George Osborne could soon unveil measures to clean up the global currency markets in order to head off a potentially massive foreign exchange market manipulation scandal.
According to the BBC, the Chancellor is working with officials and the Financial Stability Board, a group of global regulators, to crack down on the largely unregulated £3.1 ($5.3) trillion-a-day market, which is the biggest market in the world.
Osborne told MPs in April that allegations of foreign exchange ("forex") manipulation was "potentially very, very serious". Others have warned that the scandal could be just as bad as the Libor rate rigging scandal that tarnished the banking industry, claiming the scalp of Barclays CEO, Bob Diamond.
David Buik, market commentator at Panmure Gordon, told the Huffington Post UK said that Osborne's planned crackdown made "the most enormous amount of sense".
He warned that the scale of market manipulation "could get massively out of hand and make all the previous scandals look like vicarage tea parties."
The prices in the forex market are set at the 4pm "fix", a City benchmark set by the median price of trades taking place in a 60-second window. It is alleged that traders were putting in client orders ahead of this window in order to influence the benchmark, against which currencies are priced.
Osborne could also be looking to head off any potential forex market rigging scandal in order to avoid the Tories' election efforts in 2015 being derailed by accusations that they failed to act over any misconduct.

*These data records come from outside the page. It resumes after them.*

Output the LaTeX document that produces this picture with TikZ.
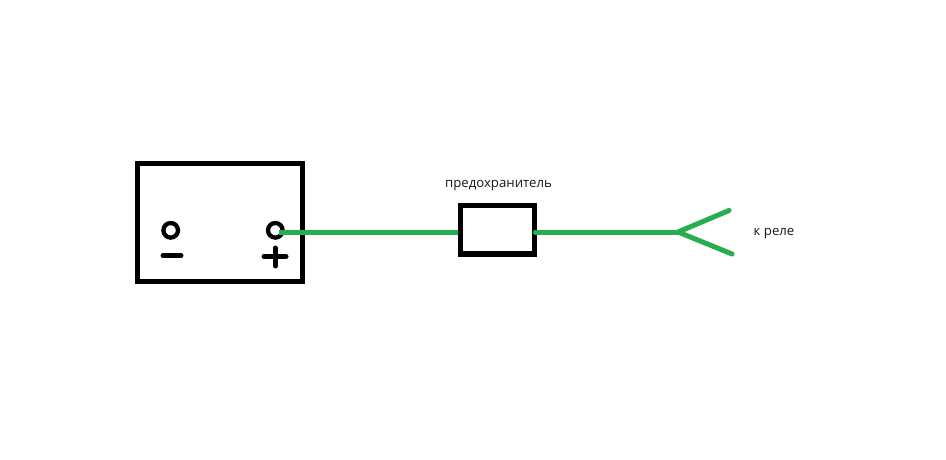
\documentclass[tikz,border=0pt]{standalone}
\usepackage{fontspec}
\setmainfont{Open Sans}
\definecolor{wire}{HTML}{25AD4E}
\tikzset{
  x=1pt,y=-1pt,
  outline/.style={draw=black,line width=5.2pt,fill=white,inner sep=0pt,outer sep=0pt,rectangle},
  terminal/.style={draw=black,line width=4.3pt,circle,inner sep=0pt,outer sep=0pt,minimum size=14.6pt},
  sign/.style={draw=black,line width=5pt,line cap=round},
  wireline/.style={draw=wire,line width=5pt,line cap=round,line join=round},
  caption/.style={font=\fontsize{13.2}{15}\selectfont,text=black!90,inner sep=0pt}
}
\begin{document}
\begin{tikzpicture}
\useasboundingbox[fill=white] (0,0) rectangle (946,460);
\node[outline,minimum width=165pt,minimum height=118pt] (battery) at (220,222.5) {};
\node[terminal] (minusterm) at (170.7,230.3) {};
\node[terminal] (plusterm) at (275.3,230.3) {};
\draw[sign] (163,255.5) -- (181,255.5);
\draw[sign] (264,256.5) -- (286,256.5);
\draw[sign] (275.3,248) -- (275.3,266);
\node[outline,minimum width=73.7pt,minimum height=48.5pt] (fuse) at (497.4,229.8) {};
\coordinate (wirestart) at (279,232);
\coordinate (forkpoint) at (678,232);
\coordinate (endtop) at (729,210.5);
\coordinate (endbottom) at (732,254);
\draw[wireline,line cap=butt] (wirestart) -- ([xshift=-2.5pt]wirestart -| fuse.west);
\draw[wireline] (wirestart -| fuse.east) ++(1,0) -- (forkpoint);
\draw[wireline] (endtop) -- (forkpoint) -- (endbottom);
\node[caption] (fuselabel) at (498.5,185.5) {предохранитель};
\node[caption] (relaylabel) at (774,233.5) {к реле};
\end{tikzpicture}
\end{document}
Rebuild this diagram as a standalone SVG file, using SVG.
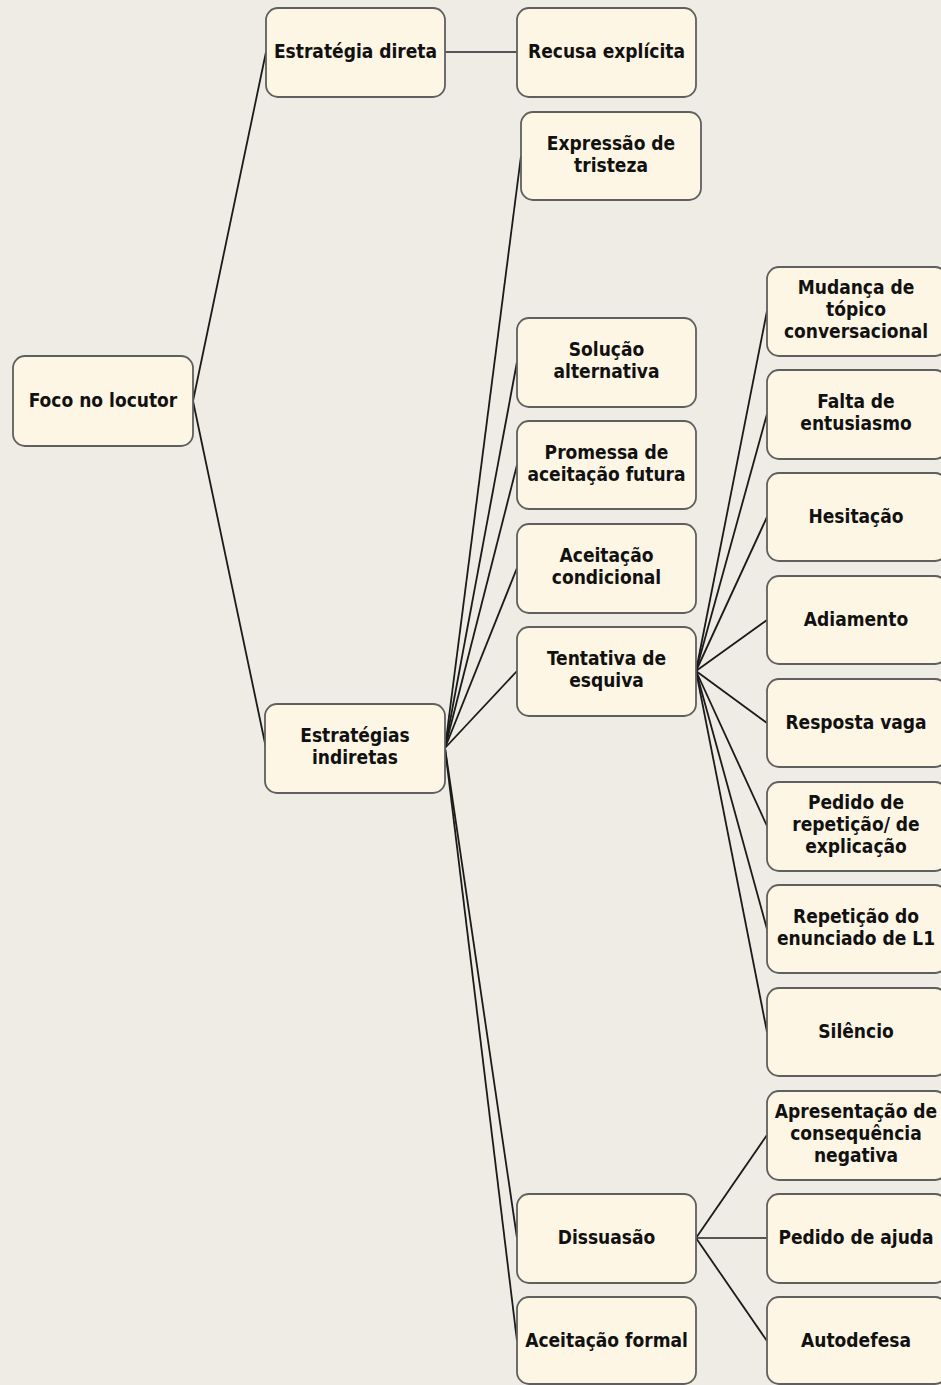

"The Coalition's nightmare scenario is that billions of pounds of forex fines are announced in 2015 and Labour accuses the government of a lack of action. Mr Osborne is looking intently at tightening the forex rules to try and head off just such an eventuality," BBC business editor Kamal Ahmed wrote.
Regulators around the world are looking into allegations of forex manipulation, with at least fifteen banks reported to be involved including Barclays, HSBC, the Royal Bank of Scotland and Goldman Sachs.
London is central to the foreign exchange market, with 40% of trades taking place in the capital. Some banks, like Deutsche Bank, have already suspended or fired traders over the allegations, although no allegations have yet been proved.
The Financial Conduct Authority, the City watchdog, warned that banks and traders could face fines and bans if misconduct is found, after previously fining Barclays, RBS, UBS and money broker ICAP for Libor rigging.